Having worked in air safety emergency management, my mantra is ‘no one carries a sign warning today’s the emergency’. My husband’s strained voice announced our emergency: “Help! I’ve hurt myself. Get an ambulance.”
“Where are you?” I shout.
“Under the jacaranda.”
A raised foot marks where my husband lies hidden in dense vegetation. He has fallen 2 metres off a ladder, striking his head on a tree root. He complains of numbness, difficulty breathing and chest pain. Sprawled in the undergrowth, covered in abrasions he resembles a broken marionette.
Mentally I run through the first aid checklist:
Recognising how serious the injury might be I know there are three possible outcomes: death, quadriplegia or lengthy impaired recovery.
Calling emergency I am flummoxed by the question, ‘Police, fire, ambulance?’
“What? Oh, ambulance. My husband’s fallen off a ladder. I think he’s broken his neck. He has difficulty breathing and chest pain.”
She takes my address we run through what I could do, which was scant, other than keeping him warm and observe closely for deterioration.
Shouting for help at the window I watch our son wave me away. He is wearing headphones and is on a conference call. I chock open our side gate and move the car out of the driveway to clear access for the ambulance. I knock on my son’s door only to be dismissed again with a wave of his hand, there will be no help from him.

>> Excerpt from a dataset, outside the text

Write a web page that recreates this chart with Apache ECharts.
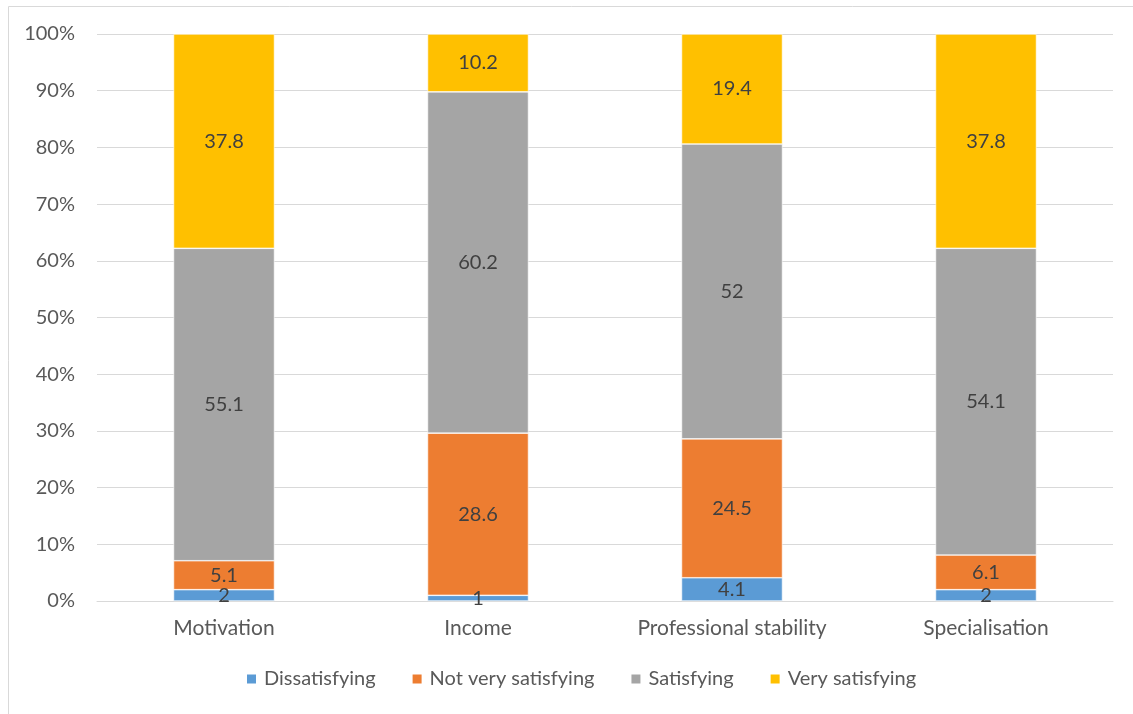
<!DOCTYPE html>
<html>
<head>
<meta charset="utf-8">
<script src="https://cdn.jsdelivr.net/npm/echarts@6/dist/echarts.min.js"></script>
<style>
html,body{margin:0;padding:0;background:#fff;}
#c{width:1133px;height:714px;}
</style>
</head>
<body>
<div id="c"></div>
<script>
const categories = ['Motivation', 'Income', 'Professional stability', 'Specialisation'];
const seriesNames = ['Dissatisfying', 'Not very satisfying', 'Satisfying', 'Very satisfying'];
const dissatisfying = [2, 1, 4.1, 2];
const notVerySatisfying = [5.1, 28.6, 24.5, 6.1];
const satisfying = [55.1, 60.2, 52, 54.1];
const verySatisfying = [37.8, 10.2, 19.4, 37.8];
const colors = ['#5b9bd5', '#ed7d31', '#a5a5a5', '#ffc000'];
const allValues = [dissatisfying, notVerySatisfying, satisfying, verySatisfying];

const FONT = 'Lato';
const chart = echarts.init(document.getElementById('c'), null, {renderer: 'canvas'});
chart.setOption({
  animation: false,
  textStyle: {fontFamily: FONT},
  graphic: [{
    type: 'rect', silent: true, z: -10,
    shape: {x: 8.5, y: 6.5, width: 1300, height: 900},
    style: {fill: 'none', stroke: '#d9d9d9', lineWidth: 1}
  }],
  grid: {left: 97, right: 20, top: 34, bottom: 113, containLabel: false},
  legend: {
    bottom: 20, left: 240,
    itemWidth: 11, itemHeight: 11, itemGap: 35,
    icon: 'rect',
    textStyle: {color: '#595959', fontSize: 20, fontFamily: FONT, padding: [0, 0, 0, 2]},
    data: seriesNames
  },
  xAxis: {
    type: 'category', data: categories,
    axisLine: {lineStyle: {color: '#d9d9d9', width: 1}},
    axisTick: {show: false},
    axisLabel: {color: '#595959', fontSize: 21, margin: 17, fontFamily: FONT}
  },
  yAxis: {
    type: 'value', min: 0, max: 100, interval: 10,
    axisLine: {show: false}, axisTick: {show: false},
    splitLine: {lineStyle: {color: '#d9d9d9', width: 1}},
    axisLabel: {color: '#595959', fontSize: 20, margin: 22, formatter: '{value}%', fontFamily: FONT}
  },
  series: seriesNames.map((n, i) => ({
    name: n, type: 'bar', stack: 'total', barWidth: 101,
    data: allValues[i],
    itemStyle: {color: colors[i], borderColor: '#ffffff', borderWidth: 0.6},
    label: {show: true, position: 'inside', color: '#404040', fontSize: 20, fontFamily: FONT}
  }))
});
</script>
</body>
</html>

Snatching a blanket I head to the patient, making sure he is warm whilst reassuring him the ambulance is coming. He complains of chest pain. I’m totally alone watching and praying the ambos arrive because cardiac arrest means CPR. In his circumstances, it may cause quadriplegia. Will I let him die or do I make him a quadriplegic with chest compressions? Enduring the longest 15 minutes of my life I contemplate this diabolical choice.
The ambos arrive and apply a neck brace for stability. They can’t move him and require additional equipment. A second ambulance arrives and four officers carry the patient across the backyard and thread him through our narrow side gate.
Forty-five minutes after the accident, we take a slow gentle ride to the hospital. Being in their company I am relieved. I don’t cry or panic, I bite my lip and wait for whatever comes next. In the hospital, he is rushed away. Forty minutes pass and someone offers me tea, then finally I get to see him. Surrounded by a medical scrum, his clothes cut off, pain relief is pumped into a canula. The doctor asks him, “How are you?”
The prone patient hooked to machines replies, “Oh really good thanks. How are you?”
I am incredulous as they roll him onto another trolley taking him away for X-rays and ultrasounds.
Still alone eight hours after the accident, a nurse confirms the fractured neck. He will undergo surgery in the morning. Updating our daughter by text at 11:30pm, she responds: “Catch an Uber home. I’ll pay for it.”
Floored, my reply, “Your father might like to see your face.”
Eventually, she arrives with toiletries and, absurdly, shoes. In blissful denial, they discuss her dog and she drives me home dropping me at the driveway.
Surgery day and I engage a mate to babysit me. I can’t drive and am paralysed by fear awaiting news. After midday I call the hospital hourly. “No news, call back in an hour.”
At 8pm and with no news, my friend drops me exhausted at my empty house. Finally, at 8:40pm the post-op nurse calls. She says my husband has survived 10.5 hours of massive surgery. I cry, the nurse asks, “Do you have anyone with you?”
“No,” I shudder. I crawl into bed and cry myself to sleep.
I enter ICU. No one prepared me for what I see next. He is ashen with drainage bags and beeping machines surrounding his bed. He’s fed by a gastro nasal tube unable to swallow, his pain relief is self-administered, his voice a whisper. It is hideous. I am a helpless imposition.
Days pass in a blur, eventually, I meet the miracle-working spinal surgeon and ask, “Was my initial assessment of the possible outcomes correct: death, quadriplegia or this?”
“Yes,” he answers.
“I did the right thing?”
“Thank you,” I whisper and sob quietly.
Discharged from hospital to a rehabilitation facility, my husband transitions to a day rehabilitation within six weeks. Now he has trouble sleeping, holding cutlery, fatigue, numbness and impaired sensation. Five months have passed and he faces ongoing surgery but he’s alive, talking and walking.
Our retirement plans are shattered, our medical expenses are significant. There will be no long dreamed of overseas travel. We hold unusable travel credits and were refused a compassionate refund by the travel company.
According to Brain Injury Australia, ‘Do It Yourself’ injuries are most frequent in men aged 65 to 74 and ladder-related falls are the most common cause of injury, accounting for more than one-third of injuries overall. Head and neck injuries accounted for almost one in every five hospitalised.
I urge people to consider their safety around the home. My husband previously was a fit and capable tradie. He wishes he hadn’t climbed that ladder. My AgedCare provides subsidised trade services.
If you don’t know what to do in an emergency, I’d encourage you to learn. Consider emergency access to your home and most importantly stay off ladders.